Reply 20 of 24, by Deunan
For 386 cache timings are simple, there is read and possibly separate write waitstate settings. 20ns chips should be enough for 33MHz unless the chipset is not very good. People often forget that there is a tag chip as well and it has to be checked first, so the timings of tag and data stack. This often means 20ns is just on the line with 40MHz operation and might not be fully stable, but also will not trip very often.
With 486 there are burst memory cycles, these are twice as fast as on 386 (there is only one addressing cycle). Which means both the cache chips and the chipset must be fast enough to present data on each cycle, rather than every second one. Most mobos deal with that by introducing extra WS or, if you have two cache banks, with interleaving. Though banking often slows down addressing, which means a 386/486 mobo can be made faster for 486 by populating both banks and going 3-1-1-1 (instad of 2-1-1-1), while 386 would prefer 2-x-x-x since it doesn't care about x (no burst) but 3- is way slower than 2- even with the extra bank of cache.
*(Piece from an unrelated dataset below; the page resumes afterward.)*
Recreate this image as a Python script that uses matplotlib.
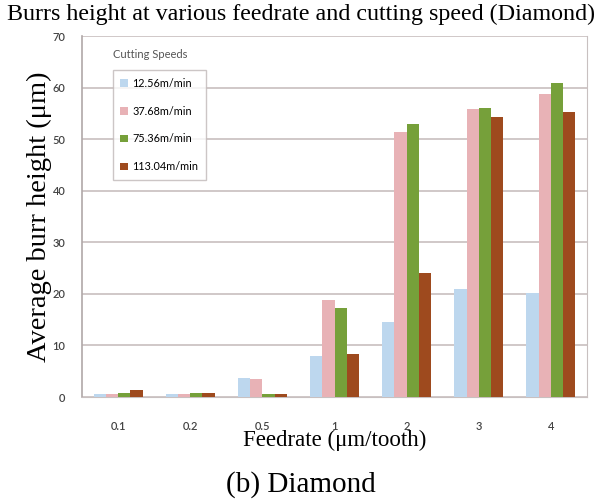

And then there are DLC chips that, for some reason, tend to trip the 20ns cache that worked OK with 386 and need 15ns. Point here is, it's often difficult to tell if the "it was working before" statement was actually true, it could have been marginal but not yet crashing. Any small change, including room temperature, can affect that. If in doubt always try 15ns chips, and the tag should be the first to be replaces (assuming it wasn't 15ns already). And in general if the mobo has two cache banks, populate both for 486.